USS Nimitz carrier group steams toward Gulf
USS Nimitz carrier group steams toward Gulf
Washington: The USS Nimitz set sail to relieve the USS Dwight D. Eisenhower, which took part in Gulf war games last week with a third US carrier, the Pentagon said.
The new battle group will be in position by “late-to-mid April", but there will be no overlap with the Eisenhower’s presence in the Gulf, so the number of US carriers there would stay at two, a navy official said on condition of anonymity.
The nuclear-powered Nimitz and its flotilla of destroyers, cruisers and missile-carrying frigates has weighed anchor in San Diego, California.
“It’s already departed," the navy source said on condition of anonymity.
The Nimitz is to support US operations in Iraq and Afghanistan, the US Navy said, amid a spike in tensions over Iran’s seizure of 15 British marines and sailors and an ongoing standoff over Iran’s nuclear programme.

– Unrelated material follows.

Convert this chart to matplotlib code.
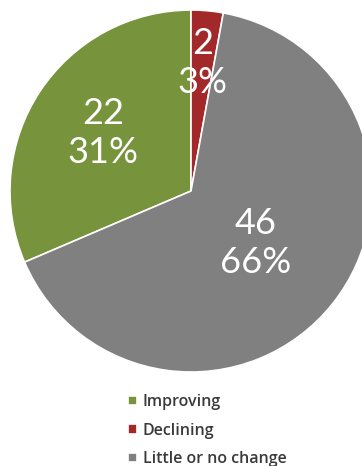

The Eisenhower took part this week in war games in the Gulf with the carrier USS John S. Stennis. The Stennis and the Eisenhower wound down their show of force involving 15 warships in the Gulf on Thursday.
The two-carrier deployment in the Gulf was the highest level US naval presence in the strategic oil shipping channel since the US invasion of Iraq in March 2003.
The navy said it would deploy no more than two carrier groups to the Gulf.
“If anything, there would be a point where there is only one in the region," an official said last week, on condition of anonymity.
The Nimitz will support operations in Iraq, the Horn of Africa and Afghanistan, the navy said in a press release.
The Stennis had been operating in the Indian Ocean and the Arabian Sea but entered Gulf waters on Tuesday.